Fue una noche cuando él llegó bastante tarde, cuando ella se lo echó en cara por primera vez. Él le replicó que sólo estaba tomándose la misma libertad que le concedía a ella. La conversación se enrareció y él por algún motivo le dijo que tal vez prefería a los hombres hipócritas, como tantos otros que se hacían pasar por padres de familia. Ahí tenía a alguien conocido, como el propio David Goldman, el padre de Selma, su exmujer. Paul lo comentó con furia, la primera vez que ella lo veía enfadado.
—¡Ese hombre lleva una doble vida, al igual que muchos otros hipócritas, como tu propio padre, Friedrich Gessner!
Muy molesta por la alusión a su familia, Eva contestó que el hecho de haberse separado de Selma no le daba ningún derecho a desprestigiar a su exfamilia política.
—¡No estoy difamando a nadie! ¡Que sepas que ese Goldman tiene una hija en Berlín, una tal Ilse Wilhelm! ¡Aquí en Viena no hay más que falso puritanismo, y tú me echas en cara que seamos distintos!
Aquella fue la primera noche que durmieron en habitaciones diferentes.

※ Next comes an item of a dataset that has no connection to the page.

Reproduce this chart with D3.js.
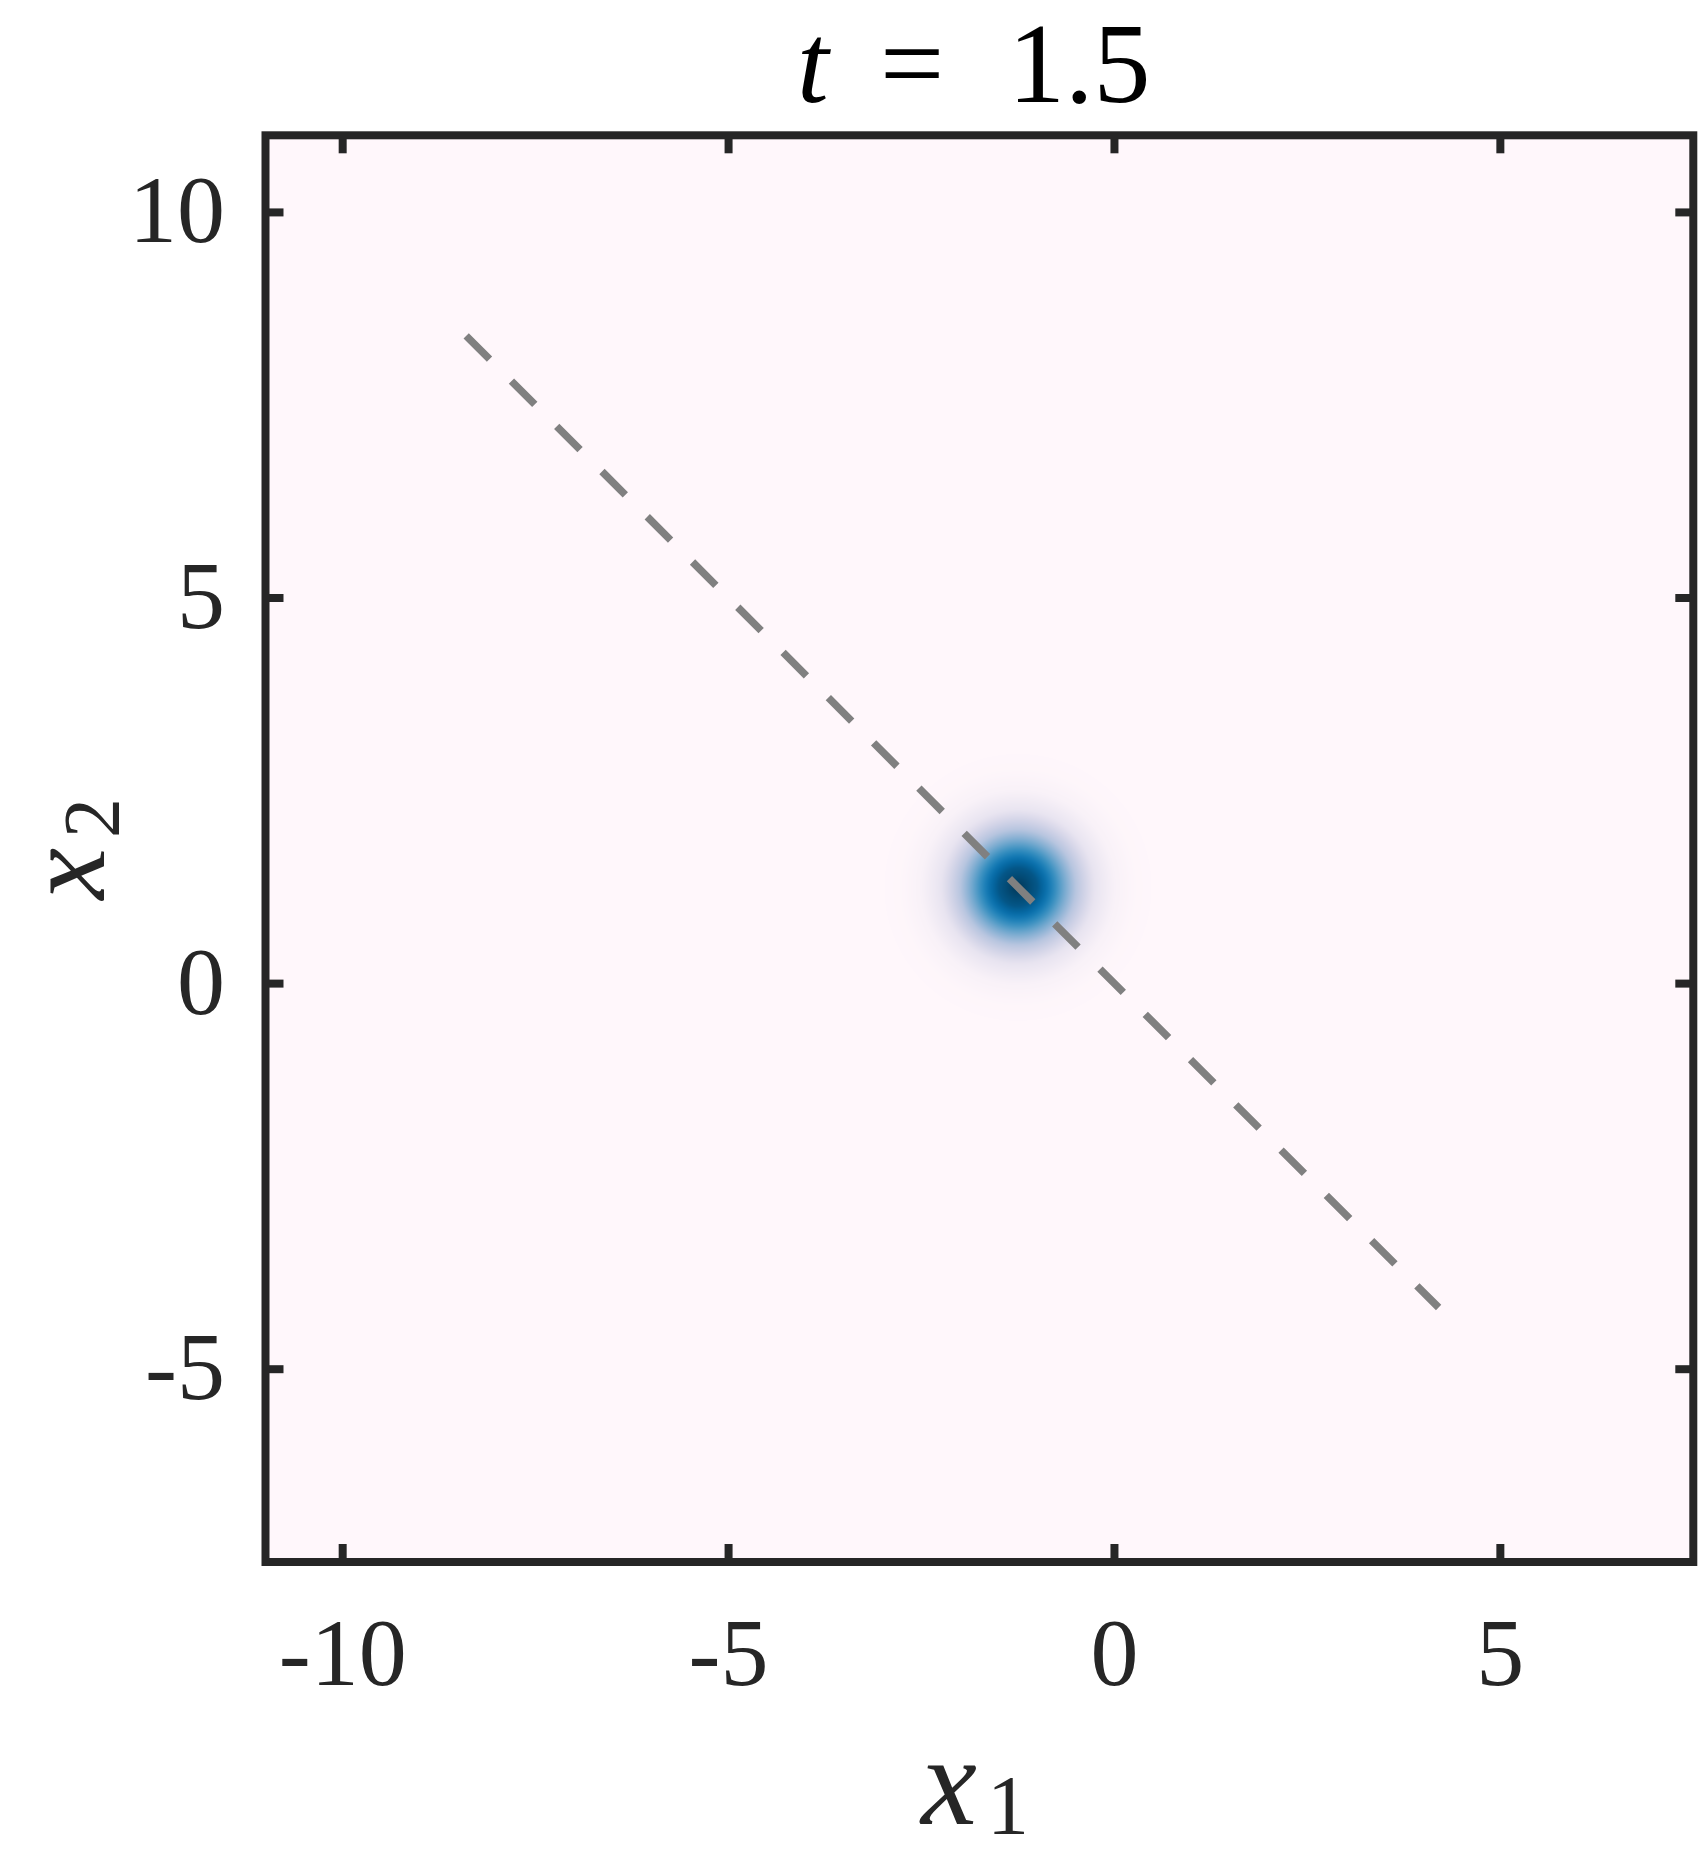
<!DOCTYPE html>
<html>
<head>
<meta charset="utf-8">
<script src="https://cdn.jsdelivr.net/npm/d3@7"></script>
<style>
  html, body { margin: 0; padding: 0; background: #ffffff; }
  svg { display: block; }
</style>
</head>
<body>
<script>
// ---- data ----
const xDomain = [-11, 7.5];
const yDomain = [-7.5, 11];
const xTicks = [-10, -5, 0, 5];
const yTicks = [-5, 0, 5, 10];
const xTickLabels = ["-10", "-5", "0", "5"];
const yTickLabels = ["-5", "0", "5", "10"];
// density blob centre (data units)
const blobCenter = [-1.25, 1.25];
// radial profile of the density (radius in data units, normalised value)
const profileRadius = [0, 0.25, 0.5, 0.75, 1.0, 1.25, 1.5, 1.75, 2.0, 2.5];
const profileValue  = [1, 0.88, 0.61, 0.32, 0.135, 0.044, 0.011, 0.0025, 0.0005, 0];
// dashed reference line endpoints (x1, x2)
const lineX = [-8.4, 4.2];
const lineY = [8.4, -4.2];
const titleTime = "1.5";

// ---- layout ----
const W = 1700, H = 1854;
const plot = { left: 265.5, right: 1693.3, top: 135.3, bottom: 1562 };
const ink = "#262626";

const svg = d3.select("body").append("svg").attr("width", W).attr("height", H);
svg.append("rect").attr("width", W).attr("height", H).attr("fill", "#ffffff");

const x = d3.scaleLinear().domain(xDomain).range([plot.left, plot.right]);
const y = d3.scaleLinear().domain(yDomain).range([plot.bottom, plot.top]);

// ---- heatmap via canvas ----
const pw = Math.round(plot.right - plot.left), ph = Math.round(plot.bottom - plot.top);
const canvas = document.createElement("canvas");
canvas.width = pw; canvas.height = ph;
const ctx = canvas.getContext("2d");
const img = ctx.createImageData(pw, ph);
const prof = d3.scaleLinear().domain(profileRadius).range(profileValue).clamp(true);
const color = d3.scaleSequential(d3.interpolatePuBu).domain([0, 1]);
const lut = d3.range(1024).map(i => d3.rgb(color(i / 1023)));
for (let j = 0; j < ph; j++) {
  const dy = y.invert(plot.top + j + 0.5) - blobCenter[1];
  for (let i = 0; i < pw; i++) {
    const dx = x.invert(plot.left + i + 0.5) - blobCenter[0];
    const v = prof(Math.sqrt(dx * dx + dy * dy));
    const c = lut[Math.round(v * 1023)];
    const k = (j * pw + i) * 4;
    img.data[k] = c.r; img.data[k + 1] = c.g; img.data[k + 2] = c.b; img.data[k + 3] = 255;
  }
}
ctx.putImageData(img, 0, 0);
svg.append("image")
  .attr("x", plot.left).attr("y", plot.top)
  .attr("width", pw).attr("height", ph)
  .attr("preserveAspectRatio", "none")
  .attr("href", canvas.toDataURL());

// ---- dashed line ----
svg.append("line")
  .attr("x1", x(lineX[0])).attr("y1", y(lineY[0]))
  .attr("x2", x(lineX[1])).attr("y2", y(lineY[1]))
  .attr("stroke", "#808080").attr("stroke-width", 7.5)
  .attr("stroke-dasharray", "33 31").attr("stroke-linecap", "butt");

// ---- ticks (inside, all four sides) ----
const tl = 18, tw = 8;
const g = svg.append("g").attr("stroke", ink).attr("stroke-width", tw);
xTicks.forEach(t => {
  g.append("line").attr("x1", x(t)).attr("x2", x(t)).attr("y1", plot.bottom).attr("y2", plot.bottom - tl);
  g.append("line").attr("x1", x(t)).attr("x2", x(t)).attr("y1", plot.top).attr("y2", plot.top + tl);
});
yTicks.forEach(t => {
  g.append("line").attr("y1", y(t)).attr("y2", y(t)).attr("x1", plot.left).attr("x2", plot.left + tl);
  g.append("line").attr("y1", y(t)).attr("y2", y(t)).attr("x1", plot.right).attr("x2", plot.right - tl);
});

// ---- frame ----
svg.append("rect")
  .attr("x", plot.left).attr("y", plot.top)
  .attr("width", plot.right - plot.left).attr("height", plot.bottom - plot.top)
  .attr("fill", "none").attr("stroke", ink).attr("stroke-width", 8);

// ---- tick labels ----
const font = "'Liberation Serif', 'DejaVu Serif', serif";
svg.append("g").selectAll("text").data(xTicks).join("text")
  .attr("x", d => x(d)).attr("y", 1685)
  .attr("text-anchor", "middle")
  .attr("font-family", font).attr("font-size", 96).attr("fill", ink)
  .text((d, i) => xTickLabels[i]);
svg.append("g").selectAll("text").data(yTicks).join("text")
  .attr("x", 225).attr("y", d => y(d) + 30)
  .attr("text-anchor", "end")
  .attr("font-family", font).attr("font-size", 96).attr("fill", ink)
  .text((d, i) => yTickLabels[i]);

// ---- title ----
const title = svg.append("g").attr("font-family", font).attr("fill", "#000000").attr("font-size", 114);
title.append("text").attr("x", 797).attr("y", 102).attr("font-style", "italic").text("t");
title.append("text").attr("x", 880).attr("y", 102).text("=");
title.append("text").attr("x", 1008).attr("y", 102).text(titleTime);

// ---- axis labels ----
const xl = svg.append("text").attr("x", 975).attr("y", 1824)
  .attr("text-anchor", "middle").attr("font-family", font).attr("fill", ink);
xl.append("tspan").attr("font-style", "italic").attr("font-size", 126).text("x");
xl.append("tspan").attr("font-size", 84).attr("dx", 10).attr("dy", 10).text("1");

const yl = svg.append("text").attr("transform", `translate(104, ${(plot.top + plot.bottom) / 2}) rotate(-90)`)
  .attr("text-anchor", "middle").attr("font-family", font).attr("fill", ink);
yl.append("tspan").attr("font-style", "italic").attr("font-size", 116).text("x");
yl.append("tspan").attr("font-size", 80).attr("dx", 10).attr("dy", 15).text("2");
</script>
</body>
</html>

Ella reflexionó más tarde que si se hubiera casado o simplemente estuviese comprometida con alguno de aquellos puritanos, tradicionalistas y conservadores austríacos, le resultaría imposible tener la libertad de llevar aquella vida. En cuanto a la relación con los artistas era imprevisible, no se trataba de gente que llevara horarios predeterminados, ni un tipo de vida concreto, muy al contrario, parecían querer vivir por la noche, hacer lo que al resto de la gente no se le ocurría. Ella creía entenderlos y ellos se lo agradecían a su manera. Siempre estaba informada de por dónde iban las nuevas tendencias, lo que se mascaba en el sutil ambiente de los artistas. Ellos le contaban que sus experiencias artísticas eran como caminar en la oscuridad intentando percibir una luz que se encendía de tanto en tanto, como el navegante que de pronto percibía un faro en la noche. Era consciente de que allí se estaba creando la nueva visión del universo y ella quería ser la primera en intuir por donde iban a ir las cosas. El mundo estaba cambiando con rapidez y el centro de todo era Viena.
No le dio más importancia a la discusión con Paul, pero estuvo dándole vueltas a la cabeza sobre lo que le había dicho acerca de David Goldman. Era cierto que aquel profesor tenía un gran prestigio en la ciudad y fama de ser alguien muy a la vieja usanza. ¿Así que tenía en Berlín una hija natural? Nunca lo hubiera pensado de alguien con aquella apariencia tan burguesa y una mirada tan franca y natural. Era cierto lo que decía Paul. No podías fiarte de nadie. Las apariencias engañaban.